What held my attention about "Mansfield Park" was what I saw to be the drama in who Fanny would ultimately marry. Although the Edmund/Fanny possibilities are made clear throughout the book and certainly seem to be written to attract our sympathy, Austen also gradually starts to make Henry Crawford more sympathetic. I found this especially true when he visits Fanny and her family in Bristol, the last place where Fanny would want anyone from her life at Mansfield Park to visit. During those scenes Austen makes Crawford appear to be growing/improving so that if continued it seemed possible that a Crawford/Fanny marriage might be the outcome.


All of this breaks down, of course, when Crawford reverts to the bad Henry, running away with Maria the older of the two Bertram daughters. It felt to me that Austen used this much in the same way she used the Lydia/Wickham elopement in "Pride and Prejudice" as a sort of Deus Ex Machina to move the story to a final solution.

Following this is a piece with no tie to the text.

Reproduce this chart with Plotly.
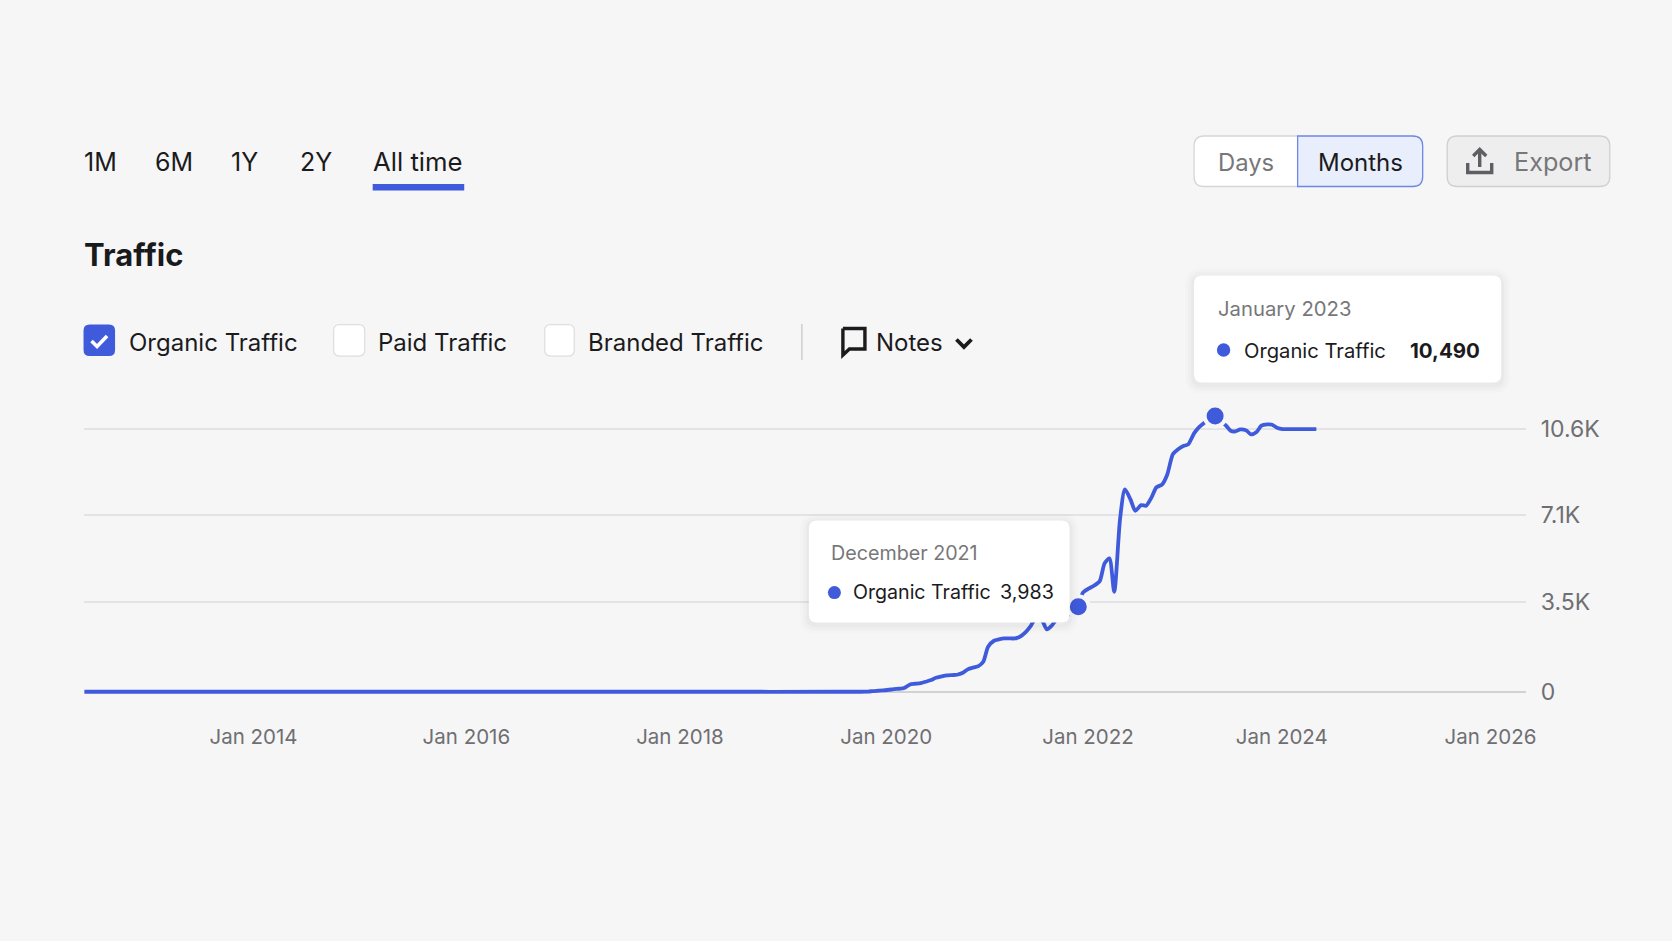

The Crawford/Maria relationship had been very strongly suggested earlier in the book, but still the whole thing seemed a little contrived to me.


Austen had created a situation with two possible outcomes (marriages) for her heroine. Her decision to have the one give into the worst angels of his nature also seems too neat and clean. Those who sin are punished for their sins, those who don't are rewarded. This is also the case with the Mary Crawford/Edmund relationship, Henry's sins set the stage for Mary's inappropriate reactions leading Edmund to turn away from that possibility and ultimately turn to Fanny who is, of course, even more available before. An outcome where someone is disappointed even though they did nothing wrong would be more ambiguous, but to me, at least on first thought, more satisfying.


I enjoyed "Mansfield Park," as I said Austen's development of William Crawford to be an almost eligible (from Fanny's perspective) suitor created drama that more than held my attention. There seems to be a pattern in her endings, however, that I find to be disappointing. I will write more about this when I write about "Emma" which will come after I post something about the Henry Clay biography. I should also say that I am thinking a lot about Austen overall which I will probably write about once I have had more time to think about it.